- _Written task_
Repeat exactly the lines from the start through the line with "import * as", both ends included.

(Code that draws figures)

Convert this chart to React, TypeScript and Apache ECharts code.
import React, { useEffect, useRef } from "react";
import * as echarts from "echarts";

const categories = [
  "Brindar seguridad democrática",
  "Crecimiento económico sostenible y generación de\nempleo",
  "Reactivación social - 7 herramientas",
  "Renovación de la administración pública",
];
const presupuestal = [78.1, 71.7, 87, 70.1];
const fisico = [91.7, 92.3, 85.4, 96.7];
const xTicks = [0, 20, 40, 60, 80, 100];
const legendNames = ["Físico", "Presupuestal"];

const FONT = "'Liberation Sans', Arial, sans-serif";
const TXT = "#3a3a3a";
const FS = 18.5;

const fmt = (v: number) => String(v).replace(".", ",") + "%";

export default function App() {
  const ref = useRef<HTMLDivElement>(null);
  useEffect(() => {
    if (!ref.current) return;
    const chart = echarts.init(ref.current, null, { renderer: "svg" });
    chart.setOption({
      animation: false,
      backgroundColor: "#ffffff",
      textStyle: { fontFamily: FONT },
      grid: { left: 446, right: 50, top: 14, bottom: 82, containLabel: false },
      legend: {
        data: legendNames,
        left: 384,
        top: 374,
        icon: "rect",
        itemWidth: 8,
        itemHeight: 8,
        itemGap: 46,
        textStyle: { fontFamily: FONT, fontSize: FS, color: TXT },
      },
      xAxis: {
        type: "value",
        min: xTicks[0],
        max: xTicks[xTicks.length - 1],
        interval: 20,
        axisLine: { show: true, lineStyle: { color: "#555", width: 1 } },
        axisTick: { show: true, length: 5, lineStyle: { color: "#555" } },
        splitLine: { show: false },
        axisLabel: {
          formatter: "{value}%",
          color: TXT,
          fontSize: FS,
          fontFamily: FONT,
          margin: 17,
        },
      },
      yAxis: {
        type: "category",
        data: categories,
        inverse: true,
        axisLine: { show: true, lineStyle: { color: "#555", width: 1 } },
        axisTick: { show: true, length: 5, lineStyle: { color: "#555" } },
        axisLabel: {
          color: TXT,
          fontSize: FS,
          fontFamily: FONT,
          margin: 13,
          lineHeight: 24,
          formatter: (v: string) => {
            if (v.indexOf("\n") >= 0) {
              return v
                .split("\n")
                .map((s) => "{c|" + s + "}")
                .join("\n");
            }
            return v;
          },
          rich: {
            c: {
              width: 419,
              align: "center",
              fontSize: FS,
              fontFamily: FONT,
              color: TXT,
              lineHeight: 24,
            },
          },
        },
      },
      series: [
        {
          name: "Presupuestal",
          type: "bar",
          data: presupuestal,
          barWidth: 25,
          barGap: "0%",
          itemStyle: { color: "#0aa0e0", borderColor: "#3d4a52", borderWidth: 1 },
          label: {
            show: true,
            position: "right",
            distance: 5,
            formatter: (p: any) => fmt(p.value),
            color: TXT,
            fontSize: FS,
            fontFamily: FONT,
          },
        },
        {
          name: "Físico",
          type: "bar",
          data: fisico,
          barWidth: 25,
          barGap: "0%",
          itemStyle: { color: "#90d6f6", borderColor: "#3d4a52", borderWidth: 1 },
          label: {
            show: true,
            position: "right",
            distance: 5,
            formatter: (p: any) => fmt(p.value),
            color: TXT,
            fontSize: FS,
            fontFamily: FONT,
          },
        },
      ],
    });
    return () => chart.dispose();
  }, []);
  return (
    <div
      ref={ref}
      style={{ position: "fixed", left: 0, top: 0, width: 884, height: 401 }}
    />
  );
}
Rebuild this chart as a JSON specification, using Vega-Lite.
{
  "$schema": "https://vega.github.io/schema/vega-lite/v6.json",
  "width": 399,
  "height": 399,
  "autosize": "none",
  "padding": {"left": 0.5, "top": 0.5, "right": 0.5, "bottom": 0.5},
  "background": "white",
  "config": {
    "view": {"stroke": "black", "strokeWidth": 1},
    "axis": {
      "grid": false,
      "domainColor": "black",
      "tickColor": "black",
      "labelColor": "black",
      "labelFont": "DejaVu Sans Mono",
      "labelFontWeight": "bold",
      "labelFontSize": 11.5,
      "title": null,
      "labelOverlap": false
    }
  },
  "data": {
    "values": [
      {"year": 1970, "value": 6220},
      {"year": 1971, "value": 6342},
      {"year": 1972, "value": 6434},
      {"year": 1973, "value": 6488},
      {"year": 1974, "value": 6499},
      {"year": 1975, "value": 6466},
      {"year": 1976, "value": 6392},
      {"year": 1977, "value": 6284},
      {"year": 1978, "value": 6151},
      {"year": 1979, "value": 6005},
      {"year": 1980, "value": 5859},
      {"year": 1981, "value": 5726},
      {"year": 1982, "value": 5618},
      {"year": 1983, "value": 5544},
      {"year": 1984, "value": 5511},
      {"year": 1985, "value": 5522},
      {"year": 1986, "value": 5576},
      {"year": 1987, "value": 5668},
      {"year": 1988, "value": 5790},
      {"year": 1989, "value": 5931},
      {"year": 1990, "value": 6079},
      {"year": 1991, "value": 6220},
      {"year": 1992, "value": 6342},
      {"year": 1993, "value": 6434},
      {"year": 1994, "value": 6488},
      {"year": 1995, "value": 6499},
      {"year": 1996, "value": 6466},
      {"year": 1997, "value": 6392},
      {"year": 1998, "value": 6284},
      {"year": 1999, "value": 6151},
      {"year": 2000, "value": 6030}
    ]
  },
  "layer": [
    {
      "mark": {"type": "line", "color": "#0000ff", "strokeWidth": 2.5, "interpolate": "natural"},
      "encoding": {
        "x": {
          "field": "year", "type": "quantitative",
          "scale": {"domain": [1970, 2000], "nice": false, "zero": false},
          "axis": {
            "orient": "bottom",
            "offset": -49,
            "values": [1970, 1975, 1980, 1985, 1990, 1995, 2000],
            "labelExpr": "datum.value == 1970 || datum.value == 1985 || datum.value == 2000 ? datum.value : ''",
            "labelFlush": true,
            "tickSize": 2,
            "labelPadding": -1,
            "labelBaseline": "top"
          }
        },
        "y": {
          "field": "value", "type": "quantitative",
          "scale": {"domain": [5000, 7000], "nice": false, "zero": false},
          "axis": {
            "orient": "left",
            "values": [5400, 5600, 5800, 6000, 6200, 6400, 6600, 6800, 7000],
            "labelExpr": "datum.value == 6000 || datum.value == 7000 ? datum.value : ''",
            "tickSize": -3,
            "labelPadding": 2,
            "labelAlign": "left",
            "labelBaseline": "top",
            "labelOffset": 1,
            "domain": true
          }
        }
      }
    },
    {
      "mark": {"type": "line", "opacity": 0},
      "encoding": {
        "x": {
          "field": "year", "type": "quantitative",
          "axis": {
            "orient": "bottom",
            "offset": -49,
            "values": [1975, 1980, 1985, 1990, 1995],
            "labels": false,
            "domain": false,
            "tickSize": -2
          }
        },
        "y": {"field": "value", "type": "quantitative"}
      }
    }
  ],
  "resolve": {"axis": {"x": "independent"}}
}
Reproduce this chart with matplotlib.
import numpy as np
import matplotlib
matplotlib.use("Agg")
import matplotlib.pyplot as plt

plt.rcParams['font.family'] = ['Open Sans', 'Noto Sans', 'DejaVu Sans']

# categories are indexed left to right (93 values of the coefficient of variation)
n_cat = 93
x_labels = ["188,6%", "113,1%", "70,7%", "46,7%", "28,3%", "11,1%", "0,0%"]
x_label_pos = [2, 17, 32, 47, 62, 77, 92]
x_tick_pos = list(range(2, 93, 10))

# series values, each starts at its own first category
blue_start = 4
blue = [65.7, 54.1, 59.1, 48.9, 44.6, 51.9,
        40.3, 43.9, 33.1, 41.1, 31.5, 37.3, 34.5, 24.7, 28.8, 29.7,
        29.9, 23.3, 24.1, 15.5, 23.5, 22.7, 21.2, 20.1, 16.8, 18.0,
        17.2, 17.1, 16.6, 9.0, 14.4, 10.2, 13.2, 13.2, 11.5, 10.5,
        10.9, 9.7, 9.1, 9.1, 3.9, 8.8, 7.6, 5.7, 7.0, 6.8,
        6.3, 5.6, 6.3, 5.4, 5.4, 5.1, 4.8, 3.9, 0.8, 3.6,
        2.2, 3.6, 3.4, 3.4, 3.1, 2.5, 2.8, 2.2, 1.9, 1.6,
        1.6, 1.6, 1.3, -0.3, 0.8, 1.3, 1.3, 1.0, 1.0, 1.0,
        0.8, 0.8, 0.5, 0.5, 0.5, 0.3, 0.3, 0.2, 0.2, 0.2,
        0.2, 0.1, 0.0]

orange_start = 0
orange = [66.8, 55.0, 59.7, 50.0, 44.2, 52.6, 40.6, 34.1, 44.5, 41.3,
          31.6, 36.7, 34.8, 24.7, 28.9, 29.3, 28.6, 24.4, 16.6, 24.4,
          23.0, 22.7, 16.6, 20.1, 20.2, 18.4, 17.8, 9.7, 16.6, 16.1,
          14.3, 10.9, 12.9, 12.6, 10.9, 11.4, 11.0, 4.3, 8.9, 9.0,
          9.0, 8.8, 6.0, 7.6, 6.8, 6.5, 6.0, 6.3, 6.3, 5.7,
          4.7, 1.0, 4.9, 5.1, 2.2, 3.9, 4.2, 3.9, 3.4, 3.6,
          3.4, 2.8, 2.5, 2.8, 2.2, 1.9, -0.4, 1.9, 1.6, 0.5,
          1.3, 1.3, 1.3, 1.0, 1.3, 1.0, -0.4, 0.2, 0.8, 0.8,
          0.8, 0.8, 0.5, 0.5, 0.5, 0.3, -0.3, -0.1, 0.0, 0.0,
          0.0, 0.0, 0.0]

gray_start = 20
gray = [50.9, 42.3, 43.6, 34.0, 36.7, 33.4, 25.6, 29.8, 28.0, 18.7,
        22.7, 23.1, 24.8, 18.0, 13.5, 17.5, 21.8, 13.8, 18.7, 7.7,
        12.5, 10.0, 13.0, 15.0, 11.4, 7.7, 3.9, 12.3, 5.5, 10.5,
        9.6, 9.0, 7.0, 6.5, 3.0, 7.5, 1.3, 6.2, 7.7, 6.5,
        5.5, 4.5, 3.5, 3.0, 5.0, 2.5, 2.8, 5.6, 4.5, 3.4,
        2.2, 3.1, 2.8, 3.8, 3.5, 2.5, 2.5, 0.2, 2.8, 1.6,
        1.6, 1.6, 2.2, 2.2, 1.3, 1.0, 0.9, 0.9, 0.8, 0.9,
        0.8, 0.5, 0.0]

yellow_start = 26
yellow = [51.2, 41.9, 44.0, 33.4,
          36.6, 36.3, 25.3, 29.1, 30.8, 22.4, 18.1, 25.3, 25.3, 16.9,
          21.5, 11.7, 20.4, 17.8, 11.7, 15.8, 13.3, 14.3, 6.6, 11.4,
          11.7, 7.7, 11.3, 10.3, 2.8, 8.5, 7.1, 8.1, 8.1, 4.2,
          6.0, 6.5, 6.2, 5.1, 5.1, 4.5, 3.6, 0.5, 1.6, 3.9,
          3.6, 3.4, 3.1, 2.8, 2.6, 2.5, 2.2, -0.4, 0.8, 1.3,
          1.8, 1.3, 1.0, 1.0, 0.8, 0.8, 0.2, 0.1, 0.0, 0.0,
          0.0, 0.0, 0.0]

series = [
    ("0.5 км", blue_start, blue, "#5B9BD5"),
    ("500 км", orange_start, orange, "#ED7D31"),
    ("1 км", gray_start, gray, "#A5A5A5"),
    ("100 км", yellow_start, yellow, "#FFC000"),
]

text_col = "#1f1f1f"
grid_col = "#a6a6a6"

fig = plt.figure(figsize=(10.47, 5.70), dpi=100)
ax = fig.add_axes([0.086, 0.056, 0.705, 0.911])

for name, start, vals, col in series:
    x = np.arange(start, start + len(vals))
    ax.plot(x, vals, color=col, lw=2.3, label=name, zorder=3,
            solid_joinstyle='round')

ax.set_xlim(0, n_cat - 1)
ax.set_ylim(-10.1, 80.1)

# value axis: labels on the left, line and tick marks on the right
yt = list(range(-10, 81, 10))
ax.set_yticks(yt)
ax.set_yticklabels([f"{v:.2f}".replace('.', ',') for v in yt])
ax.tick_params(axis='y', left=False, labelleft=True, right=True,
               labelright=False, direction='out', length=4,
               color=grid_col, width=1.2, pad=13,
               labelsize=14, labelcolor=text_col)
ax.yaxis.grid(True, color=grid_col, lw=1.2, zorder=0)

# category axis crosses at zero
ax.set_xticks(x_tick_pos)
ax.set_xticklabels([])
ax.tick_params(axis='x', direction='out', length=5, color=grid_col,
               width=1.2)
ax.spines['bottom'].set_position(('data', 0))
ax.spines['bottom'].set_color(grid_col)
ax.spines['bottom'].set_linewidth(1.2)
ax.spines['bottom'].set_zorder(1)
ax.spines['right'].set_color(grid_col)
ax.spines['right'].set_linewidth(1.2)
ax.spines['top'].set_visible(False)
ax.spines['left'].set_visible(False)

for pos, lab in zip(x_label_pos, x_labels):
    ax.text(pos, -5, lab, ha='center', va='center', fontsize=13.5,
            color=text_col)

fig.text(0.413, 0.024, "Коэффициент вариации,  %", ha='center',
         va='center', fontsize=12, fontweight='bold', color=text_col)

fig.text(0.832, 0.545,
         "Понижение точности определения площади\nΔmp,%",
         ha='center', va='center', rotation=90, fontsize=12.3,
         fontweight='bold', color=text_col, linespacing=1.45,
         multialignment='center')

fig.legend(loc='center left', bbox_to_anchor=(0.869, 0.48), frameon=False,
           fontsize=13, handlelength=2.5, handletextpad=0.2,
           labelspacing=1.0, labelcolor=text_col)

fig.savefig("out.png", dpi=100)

- _The answer_
Convert this chart to React, TypeScript and Apache ECharts code.
import React, { useEffect, useRef } from "react";
import * as echarts from "echarts";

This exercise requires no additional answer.